Reconociendo que carecía ya del vigor necesario para
ejercer adecuadamente la trascendental labor que le encomendaron hace apenas
ocho años, quien fuera Benedicto XVI ha renunciado a continuar siéndolo,
para regresar a ser Joseph Ratzinger. Como la dimisión de un Papa no es algo
que suceda todos los días, y como las últimas imágenes de Juan Pablo II
nos habían llevado a
pensar que, fueran cuales fuesen sus graves limitaciones
de salud, los Papas debían asumir su cargo-carga hasta el final, la noticia
ha sido muy impactante. Y así, impactados y también tristes por la
anunciada marcha del Papa, nos quedamos muchos al principio.
Pero un poco más tarde, al conocer las palabras y motivos
del Papa, comenzó a despejarse la tristeza. Quizás por ahora no pueda
explicarse todo; quizás haya recibido algún serio aviso sobre una grave merma en
sus facultades físicas y mentales, y no quiere dejar a la Iglesia en una
preocupante situación: con un Papa enfermo y muy limitado ante las
importantes funciones que requiere el papado actual. Porque queda claro que si
un hombre sabio y reflexivo como es él, ha tomado tal decisión después de
«examinar ante Dios mi conciencia», será porque su marcha es lo más razonable
y beneficioso para la Iglesia en estos momentos.
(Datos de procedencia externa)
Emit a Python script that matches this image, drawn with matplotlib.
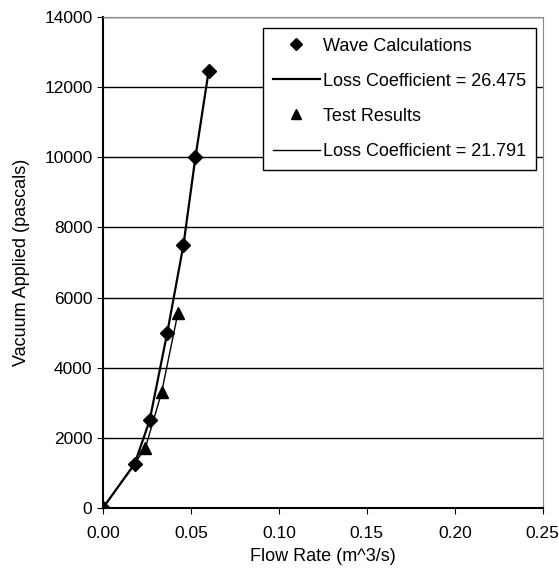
import numpy as np
import matplotlib
matplotlib.use("Agg")
import matplotlib.pyplot as plt
from matplotlib.lines import Line2D

plt.rcParams['font.family'] = ['Liberation Sans', 'DejaVu Sans']

# wave calculations
wave_q = [0.0, 0.018, 0.0266, 0.0366, 0.0458, 0.0526, 0.0601]
wave_p = [0, 1250, 2500, 5000, 7500, 10000, 12450]
# test results
test_q = [0.0, 0.0241, 0.0334, 0.0426]
test_p = [0, 1700, 3300, 5550]

fig = plt.figure(figsize=(5.59, 5.77), dpi=100)
ax = fig.add_axes([0.184, 0.1196, 0.787, 0.851])

ax.plot(wave_q, wave_p, color='black', lw=1.6, zorder=3)
ax.plot(test_q, test_p, color='black', lw=1.0, zorder=3)
ax.plot(wave_q, wave_p, ls='none', marker='D', ms=7, color='black', zorder=4)
ax.plot(test_q[1:], test_p[1:], ls='none', marker='^', ms=8, color='black', zorder=4)

ax.set_xlim(0, 0.25)
ax.set_ylim(0, 14000)
ax.set_xticks(np.arange(0, 0.26, 0.05))
ax.set_yticks(np.arange(0, 14001, 2000))
ax.xaxis.set_major_formatter(plt.FormatStrFormatter('%.2f'))
ax.tick_params(labelsize=12.5, length=4, color='black')
ax.tick_params(axis='x', pad=9)
ax.yaxis.grid(True, color='black', lw=1)
ax.set_axisbelow(True)
for s in ['top', 'right']:
    ax.spines[s].set_color('#888888')
    ax.spines[s].set_linestyle((0, (1, 1)))
ax.spines['left'].set_linewidth(1.5)
ax.spines['bottom'].set_linewidth(1.5)

ax.set_xlabel('Flow Rate (m^3/s)', fontsize=13, labelpad=5)
ax.set_ylabel('Vacuum Applied (pascals)', fontsize=13, labelpad=10)

handles = [
    Line2D([], [], ls='none', marker='D', ms=6, color='black'),
    Line2D([], [], color='black', lw=1.6),
    Line2D([], [], ls='none', marker='^', ms=7, color='black'),
    Line2D([], [], color='black', lw=1.0),
]
labels = ['Wave Calculations', 'Loss Coefficient = 26.475',
          'Test Results', 'Loss Coefficient = 21.791']
leg = ax.legend(handles, labels, loc='upper right', bbox_to_anchor=(0.985, 0.978),
                fontsize=13, frameon=True, fancybox=False, handlelength=2.6,
                handletextpad=0.2, labelspacing=1.0, borderpad=0.55,
                borderaxespad=0)
leg.get_frame().set_edgecolor('black')
leg.get_frame().set_linewidth(1.0)
leg.get_frame().set_alpha(1)

fig.savefig('out.png', dpi=100)
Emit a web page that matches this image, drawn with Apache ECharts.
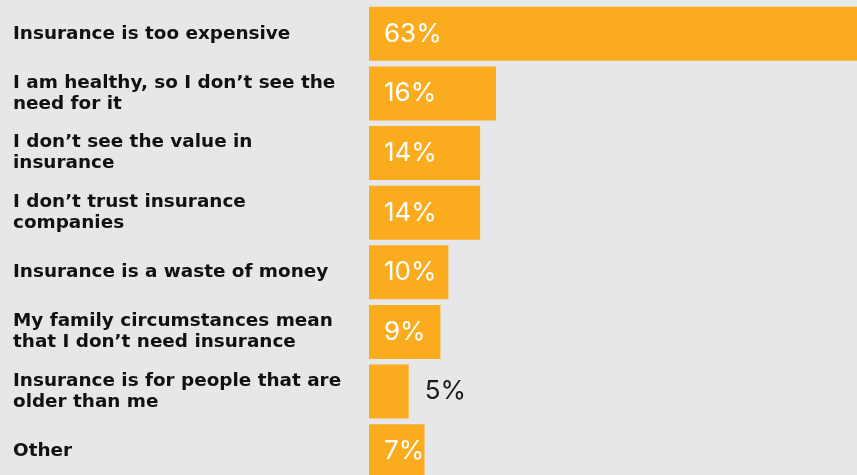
<!DOCTYPE html>
<html>
<head>
<meta charset="utf-8">
<script src="https://cdn.jsdelivr.net/npm/echarts@6/dist/echarts.min.js"></script>
<style>
  html, body { margin: 0; padding: 0; background: #e6e7e8; }
  #chart { width: 857px; height: 475px; }
</style>
</head>
<body>
<div id="chart"></div>
<script>
// Reasons for not having insurance (share of respondents, %)
const reasons = [
  'Insurance is too expensive',
  'I am healthy, so I don\u2019t see the\nneed for it',
  'I don\u2019t see the value in\ninsurance',
  'I don\u2019t trust insurance\ncompanies',
  'Insurance is a waste of money',
  'My family circumstances mean\nthat I don\u2019t need insurance',
  'Insurance is for people that are\nolder than me',
  'Other'
];
const shares = [63, 16, 14, 14, 10, 9, 5, 7];

const barColor = '#fbab1e';
const valueFont = 'Inter, "Open Sans", sans-serif';

const barData = shares.map(function (v) {
  const narrow = v < 6;
  return {
    value: v,
    label: narrow
      ? { position: 'right', distance: 16, color: '#1a1a1a' }
      : { position: 'insideLeft', distance: 15, color: '#ffffff' }
  };
});

const chart = echarts.init(document.getElementById('chart'), null, { renderer: 'canvas' });
chart.setOption({
  backgroundColor: '#e6e7e8',
  animation: false,
  grid: {
    left: 369, top: 4, width: 500, height: 477,
    containLabel: false,
    outerBoundsMode: 'none'
  },
  xAxis: {
    type: 'value',
    min: 0,
    max: 63,
    show: false
  },
  yAxis: {
    type: 'category',
    data: reasons,
    inverse: true,
    axisLine: { show: false },
    axisTick: { show: false },
    splitLine: { show: false },
    axisLabel: {
      align: 'left',
      margin: 356,
      color: '#111111',
      fontFamily: '"DejaVu Sans", sans-serif',
      fontWeight: 'bold',
      fontSize: 18.4,
      lineHeight: 21
    }
  },
  series: [{
    type: 'bar',
    data: barData,
    barCategoryGap: '9.5%',
    itemStyle: { color: barColor },
    label: {
      show: true,
      formatter: '{c}%',
      fontFamily: valueFont,
      fontSize: 26,
      fontWeight: 'normal'
    }
  }]
});
</script>
</body>
</html>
Con Benedicto XVI se nos va el Papa profesor
universitario con gran rigor intelectual en sus documentos, el mayor promotor del
diálogo entre la fe y la razón. Se nos va el Papa que limpió de inmundicias
algunos rincones oscuros y sucios de la Iglesia, y que ha dejado su
despensa intelectual llena de escritos, reflexiones y palabras para irlos
degustando durante mucho tiempo. Se nos va un Papa con capacidad y atractivo
para convocar a cientos de miles de jóvenes a su llamada. Se nos va un
Papa valiente y ejemplo de hombre libre, como demuestra también con su
sorprendente dimisión.
Con Benedicto XVI se nos va un gran Papa.